高学歴で就活を勝ち抜き、男性と肩を並べて働いていた総合職の女性。彼女達が、育休などの制度は整ってきたにもかかわらず、出産後に仕事を辞めたり、育児重視の“ほどほど”の働き方にシフトしているように見えたりするのはなぜなのでしょう? 中野円佳さんの著書『「育休世代」のジレンマ 女性活用はなぜ失敗するのか?』は、15人の女性へのインタビューを通じ、ワーキングマザーをそれぞれの選択へと至らしめた社会構造を分析しています。
 「育休世代」とは、育休などの制度が整った2000年代以降に就職・出産を経験した世代のこと。日経DUALでは、これまで3回にわたり掲載してきた著者インタビュー(「バリキャリ女性が出産後に仕事を諦めるのはなぜ?」「上司の『この仕事できる?』がワーママを追い詰める」「『20代で産んで働く』新たなロールモデルを目指す」)で、この世代の女性達が「自己実現」と「産め働け育てろ」の2種類のプレッシャーにさらされていることや、長時間労働を前提に成り立っている社会の構造が、「時間的な制約を持つ子育て中は正当に評価されない」「夫には期待できない」といった状況をつくり出していることなどをお伝えしました。
 この本を読んだ人を対象としたイベント、『「育休世代」のジレンマ』読書会~“もやもや”の正体をみんなで考える~が、昨年10月に開催されました。様々な世代・職種の人が集まり、働き方について活発な意見交換がなされたこの読書会の様子を、リポートします。

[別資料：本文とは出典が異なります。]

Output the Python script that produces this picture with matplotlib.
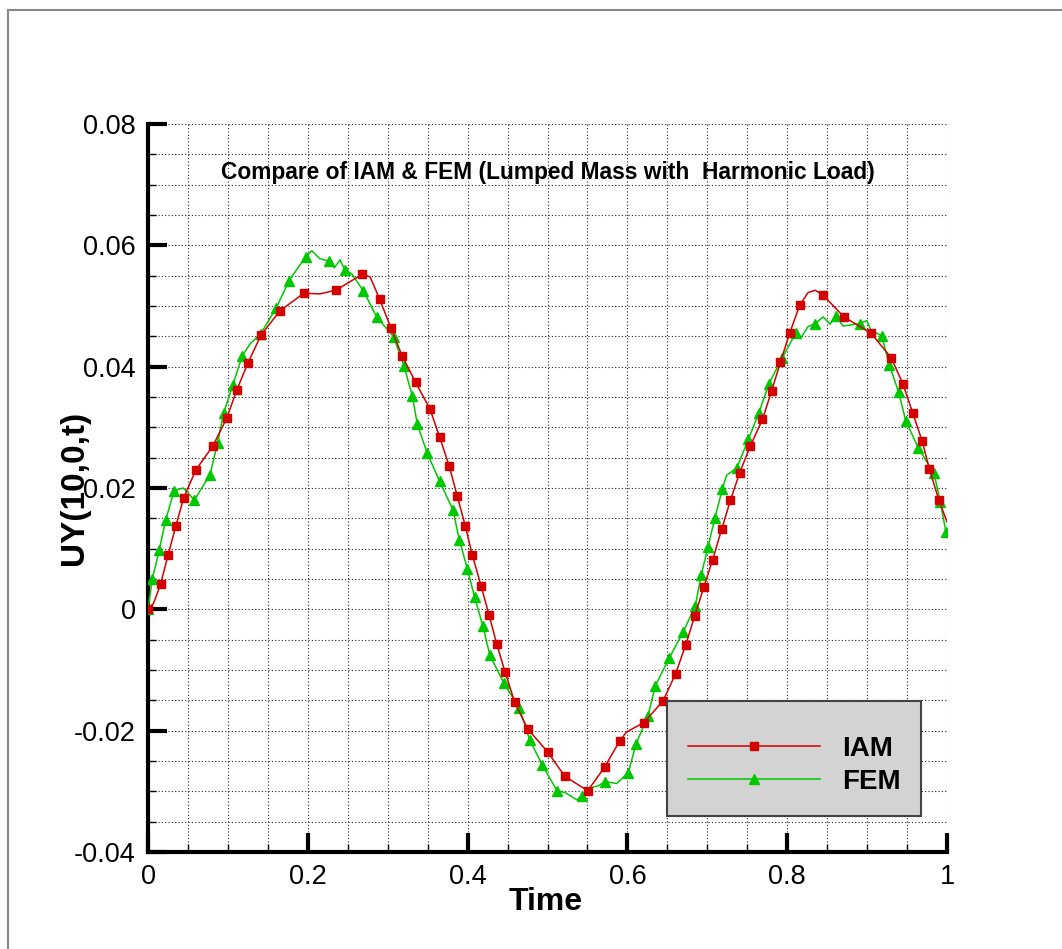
import matplotlib
matplotlib.use("Agg")
import matplotlib.pyplot as plt
from matplotlib.ticker import MultipleLocator, FixedLocator, FixedFormatter
from matplotlib.lines import Line2D

plt.rcParams["font.family"] = ["Liberation Sans", "DejaVu Sans"]

# IAM curve (red): time, displacement; mark=1 where a square symbol sits
iam_t = [0.0, 0.007, 0.0159, 0.025, 0.035, 0.0447, 0.060, 0.081, 0.0985, 0.111,
         0.125, 0.1415, 0.165, 0.195, 0.215, 0.235, 0.268, 0.278, 0.290, 0.304,
         0.318, 0.335, 0.353, 0.365, 0.377, 0.387, 0.397, 0.406, 0.4168, 0.4268,
         0.4364, 0.4468, 0.4589, 0.4752, 0.5002, 0.5215, 0.5503, 0.5716, 0.5903, 0.599,
         0.6204, 0.6446, 0.6604, 0.6729, 0.6842, 0.6955, 0.7067, 0.718, 0.729, 0.7405,
         0.7538, 0.769, 0.7805, 0.7914, 0.803, 0.8156, 0.826, 0.835, 0.8448, 0.871,
         0.905, 0.930, 0.945, 0.957, 0.969, 0.978, 0.9896, 1.0]
iam_v = [0.0, 0.0010, 0.0042, 0.0089, 0.0138, 0.0184, 0.0230, 0.0269, 0.0315, 0.0361,
         0.0406, 0.0452, 0.0492, 0.0521, 0.0520, 0.0526, 0.0552, 0.0548, 0.0511, 0.0464,
         0.0418, 0.0374, 0.0330, 0.0284, 0.0236, 0.0187, 0.0138, 0.0089, 0.0039, -0.0009,
         -0.0057, -0.0103, -0.0153, -0.0197, -0.0235, -0.0275, -0.0299, -0.0260, -0.0217, -0.0202,
         -0.0187, -0.0151, -0.0106, -0.0059, -0.0011, 0.0036, 0.0082, 0.0132, 0.0180, 0.0225,
         0.0269, 0.0313, 0.0360, 0.0407, 0.0455, 0.0501, 0.0522, 0.0526, 0.0518, 0.0482,
         0.0455, 0.0415, 0.0371, 0.0324, 0.0277, 0.0231, 0.0181, 0.0144]
iam_mark = [1, 0, 1, 1, 1, 1, 1, 1, 1, 1,
            1, 1, 1, 1, 0, 1, 1, 0, 1, 1,
            1, 1, 1, 1, 1, 1, 1, 1, 1, 1,
            1, 1, 1, 1, 1, 1, 1, 1, 1, 0,
            1, 1, 1, 1, 1, 1, 1, 1, 1, 1,
            1, 1, 1, 1, 1, 1, 0, 0, 1, 1,
            1, 1, 1, 1, 1, 1, 1, 0]

# FEM curve (green): time, displacement; mark=1 where a triangle symbol sits
fem_t = [0.0, 0.0054, 0.0141, 0.0221, 0.0325, 0.044, 0.050, 0.058, 0.0776, 0.0872,
         0.0947, 0.106, 0.1176, 0.128, 0.141, 0.1606, 0.1765, 0.1973, 0.205, 0.215,
         0.2261, 0.2332, 0.2403, 0.2466, 0.255, 0.2695, 0.2862, 0.3075, 0.3204, 0.3308,
         0.3371, 0.3496, 0.365, 0.3817, 0.3896, 0.3996, 0.4088, 0.419, 0.428, 0.4456,
         0.4648, 0.4777, 0.4932, 0.5119, 0.522, 0.5365, 0.5432, 0.557, 0.563, 0.5724,
         0.5866, 0.6012, 0.6108, 0.6258, 0.635, 0.652, 0.670, 0.685, 0.6925, 0.7009,
         0.7096, 0.7188, 0.724, 0.737, 0.7513, 0.7646, 0.7772, 0.7939, 0.8106, 0.818,
         0.826, 0.8352, 0.845, 0.8536, 0.8611, 0.870, 0.8911, 0.8995, 0.905, 0.9182,
         0.9278, 0.9395, 0.9483, 0.9641, 0.9837, 0.9917, 0.9987]
fem_v = [0.0, 0.0050, 0.0098, 0.0147, 0.0195, 0.0200, 0.0192, 0.0180, 0.0222, 0.0275,
         0.0324, 0.0369, 0.0417, 0.0438, 0.0454, 0.0497, 0.0542, 0.0581, 0.0591, 0.0578,
         0.0574, 0.0563, 0.0576, 0.0559, 0.0553, 0.0525, 0.0482, 0.0449, 0.0401, 0.0352,
         0.0305, 0.0257, 0.0211, 0.0164, 0.0115, 0.0067, 0.0020, -0.0027, -0.0076, -0.0122,
         -0.0163, -0.0215, -0.0256, -0.0299, -0.0302, -0.0314, -0.0308, -0.0293, -0.0291, -0.0284,
         -0.0287, -0.0269, -0.0222, -0.0175, -0.0126, -0.0081, -0.0037, 0.0006, 0.0057, 0.0103,
         0.0151, 0.0198, 0.0221, 0.0233, 0.0280, 0.0324, 0.0372, 0.0415, 0.0455, 0.0449,
         0.0466, 0.0471, 0.0482, 0.0470, 0.0483, 0.0467, 0.0471, 0.0476, 0.0460, 0.0451,
         0.0403, 0.0358, 0.0311, 0.0266, 0.0224, 0.0177, 0.0127]
fem_mark = [1, 1, 1, 1, 1, 0, 0, 1, 1, 1,
            1, 1, 1, 0, 1, 1, 1, 1, 0, 0,
            1, 0, 0, 1, 0, 1, 1, 1, 1, 1,
            1, 1, 1, 1, 1, 1, 1, 1, 1, 1,
            1, 1, 1, 1, 0, 0, 1, 0, 0, 1,
            0, 1, 1, 1, 1, 1, 1, 1, 1, 1,
            1, 1, 0, 1, 1, 1, 1, 1, 1, 0,
            0, 1, 0, 0, 1, 0, 1, 0, 0, 1,
            1, 1, 1, 1, 1, 1, 1]

x_ticks = [0, 0.2, 0.4, 0.6, 0.8, 1.0]
x_labels = ["0", "0.2", "0.4", "0.6", "0.8", "1"]
y_ticks = [-0.04, -0.02, 0, 0.02, 0.04, 0.06, 0.08]
y_labels = ["-0.04", "-0.02", "0", "0.02", "0.04", "0.06", "0.08"]

red = "#d40000"
green = "#00c800"

fig = plt.figure(figsize=(10.62, 9.49), dpi=100)
ax = fig.add_axes([148 / 1062, 1 - 852 / 949, 799 / 1062, 728 / 949])

ax.plot(iam_t, iam_v, color=red, lw=1.1, marker="s", ms=5.5,
        markevery=[i for i, m in enumerate(iam_mark) if m], label="IAM", zorder=4)
ax.plot(fem_t, fem_v, color=green, lw=1.1, marker="^", ms=6.5,
        markevery=[i for i, m in enumerate(fem_mark) if m], label="FEM", zorder=3)

ax.set_xlim(0, 1)
ax.set_ylim(-0.04, 0.08)
ax.xaxis.set_major_locator(FixedLocator(x_ticks))
ax.xaxis.set_major_formatter(FixedFormatter(x_labels))
ax.yaxis.set_major_locator(FixedLocator(y_ticks))
ax.yaxis.set_major_formatter(FixedFormatter(y_labels))
ax.xaxis.set_minor_locator(MultipleLocator(0.05))
ax.yaxis.set_minor_locator(MultipleLocator(0.005))

ax.grid(True, which="both", color="#222222", lw=0.8, linestyle=(0, (1, 2)), zorder=0)
ax.set_axisbelow(True)

for s in ["top", "right"]:
    ax.spines[s].set_visible(False)
for s in ["left", "bottom"]:
    ax.spines[s].set_linewidth(3)
ax.tick_params(which="major", direction="in", length=14, width=3, labelsize=19.5, pad=9)
ax.tick_params(which="minor", direction="in", length=6, width=1)

ax.set_xlabel("Time", fontsize=23, fontweight="bold")
ax.set_ylabel("UY(10,0,t)", fontsize=24, fontweight="bold")
ax.xaxis.set_label_coords(0.498, -0.048)
ax.yaxis.set_label_coords(-0.072, 0.5)

ax.text(0.5006, 0.9327, "Compare of IAM & FEM (Lumped Mass with  Harmonic Load)",
        transform=ax.transAxes, ha="center", va="center", fontsize=16.4,
        fontweight="bold")

leg = ax.legend(loc="upper left", bbox_to_anchor=((667 - 148) / 799, (852 - 701) / 728),
                borderaxespad=0, prop={"weight": "bold", "size": 20},
                numpoints=1, handlelength=4.75, handletextpad=0.8, borderpad=0.75,
                labelspacing=0.25, fancybox=False, framealpha=1,
                title=" ", title_fontsize=6)
leg.get_frame().set_facecolor("#d3d3d3")
leg.get_frame().set_edgecolor("#444444")
leg.get_frame().set_linewidth(1.5)

# thin page frame
fig.add_artist(Line2D([8 / 1062, 1], [1 - 9.5 / 949, 1 - 9.5 / 949], color="#888888", lw=1.5))
fig.add_artist(Line2D([8 / 1062, 8 / 1062], [0, 1 - 9.5 / 949], color="#888888", lw=1.5))

fig.savefig("out.png", dpi=100)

キャリアを継続するために最も重要なのはパートナー選び

「キャリアを積み重ねるうえで最も重要なのは、両立に協力的な『正しい夫』を選ぶこと」

 こんな意見が出て盛り上がったのは、ある読書会でのこと。一般財団法人International Women’s Club JAPANのGlobal Moms Networkが主催したこの会には、本の著者を含む12人のワーキングマザーが参加した。

 参加者の一人のパートナーである労働経済学者の男性も、ゲストとして参加。お互いの顔を見ながら話ができるアットホームな雰囲気の中で会は始まった。